Other Considerations When Getting a Generator


Having power during an outage is great, but you have to pay for it with noise. If you can, find someone with a similar generator size to the one you want and listen to how loud it is. Manufacturers also list how low generators are in decibels. Campers might want to lean on the quiet side. It’s more courteous to others camping around you and won’t spoil your time in the woods with a bunch of engine noise.


Make sure your generator is portable enough to move around should you need to do so. Most heavier generators come with wheels and handles for easy transport.

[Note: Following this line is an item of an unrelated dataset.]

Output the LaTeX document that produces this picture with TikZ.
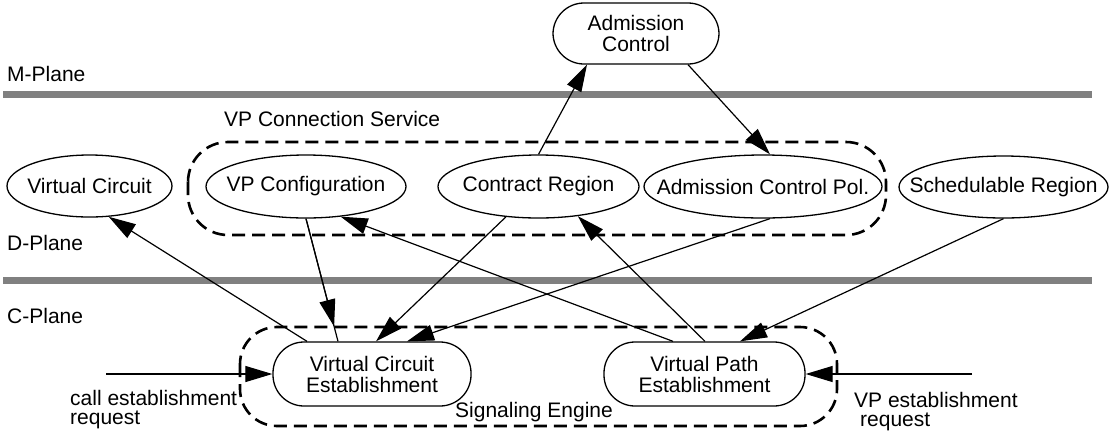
\documentclass[tikz,border=0pt]{standalone}
\usepackage{fontspec}
\setmainfont{Liberation Sans}
\usetikzlibrary{arrows.meta,shapes.geometric,calc}
\definecolor{planegray}{RGB}{128,128,128}

\begin{document}
\begin{tikzpicture}[x=1pt,y=-1pt,
  every node/.style={font=\fontsize{21}{21}\selectfont},
  oval/.style={ellipse,draw,line width=1.3pt,inner sep=0pt,minimum height=63pt},
  pill/.style={rectangle,draw,line width=1.3pt,rounded corners=31pt,minimum height=63pt,align=center,inner sep=0pt},
  conn/.style={line width=1.2pt,-{Triangle[length=27pt,width=16pt]}},
  plain/.style={line width=1.2pt},
  group/.style={line width=2.6pt,dash pattern=on 13pt off 7pt},
  lbl/.style={anchor=base west,inner sep=0pt},
  twoline/.style={anchor=north west,inner sep=0pt,align=left,font=\fontsize{21}{19}\selectfont}
]
\useasboundingbox (0,0) rectangle (1111,432);

% plane separators
\fill[planegray] (3,90.5) rectangle (1092,97.5);
\fill[planegray] (3,276.5) rectangle (1092,283.5);

% plane labels
\node[lbl] (mplane) at (7,81) {M-Plane};
\node[lbl] (dplane) at (7,250) {D-Plane};
\node[lbl] (cplane) at (7,323.5) {C-Plane};

% service groups
\draw[group,rounded corners=40pt] (188,142) rectangle (886,235);
\node[lbl] (vpcs) at (224,126) {VP Connection Service};
\draw[group,rounded corners=37pt] (240,327) rectangle (837,426);
\node[lbl] (se) at (455,417.5) {Signaling Engine};

% M-plane
\node[pill,minimum width=166pt,minimum height=61pt] (ac) at (636,33.5) {Admission\\Control};

% D-plane
\node[oval,minimum width=165pt,minimum height=62pt] (vc) at (89.5,186) {\makebox[0pt]{Virtual Circuit}};
\node[oval,minimum width=200pt] (vpc) at (306,186.5) {\makebox[0pt]{VP Configuration}};
\node[oval,minimum width=201pt] (cr) at (538.5,186.5) {\makebox[0pt]{Contract Region}};
\node[oval,minimum width=238pt] (acp) at (763,186.5) {\makebox[0pt]{Admission Control Pol.}};
\node[oval,minimum width=209pt,minimum height=62pt] (sr) at (1003.5,187) {\makebox[0pt]{Schedulable Region}};

% C-plane
\node[pill,minimum width=198pt,minimum height=64pt] (vce) at (372,374) {Virtual Circuit\\Establishment};
\node[pill,minimum width=201pt,minimum height=64pt] (vpe) at (704.5,374) {Virtual Path\\Establishment};

% external requests
\coordinate (callin) at (106,374);
\coordinate (vpin) at (972,374);
\node[twoline] (callreq) at (70,390) {call establishment\\request};
\node[twoline] (vpreq) at (854,392) {VP establishment\\\hspace*{6pt}request};

% connectors
\draw[conn] (cr.north) -- ([xshift=-49pt]ac.south);
\draw[conn] ([xshift=52pt]ac.south) -- ([xshift=7pt]acp.north);
\draw[conn] ([xshift=-65pt]vce.north) -- (vc.-58.5);
\draw[plain] (vpc.south) -- ([xshift=-34pt]vce.north);
\draw[conn] (vpc.south) -- ($(vpc.south)!0.879!([xshift=-34pt]vce.north)$);
\draw[conn] (cr.-137.5) -- ([xshift=4pt]vce.north);
\draw[conn] ([xshift=7pt]acp.south) -- ([xshift=35pt]vce.north);
\draw[conn] ([xshift=-31.5pt]vpe.north) -- (vpc.-41);
\draw[conn] ([xshift=0.5pt]vpe.north) -- (cr.-37);
\draw[conn] (sr.south) -- ([xshift=35.5pt]vpe.north);
\draw[conn] (callin) -- (vce.west);
\draw[conn] (vpin) -- (vpe.east);
\end{tikzpicture}
\end{document}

You may also want a clear path or find a hard surface to wheel your generator outside during an outage as storms can turn a backyard into a muddy mess overnight.

Fuel Types and Storage

If you aren’t running a generator on your home’s propane tank, it’s a good idea to have 5 to 15 gallons of fuel stored in case of an emergency. Most generators run on gas, but some can run on multiple kinds of fuel. For my gas generator, I try to buy ethanol-free gasoline or use a stabilizer for long-term storage. Keep fuel in a safe, dry place sealed off from the elements.


Most generators are easy to prime and start, but some can be a pain. Do your research before buying a generator and make sure yours will start up easily. It’s also a good idea to run your generator every so often even if you don’t need it. This will keep the engine in good condition.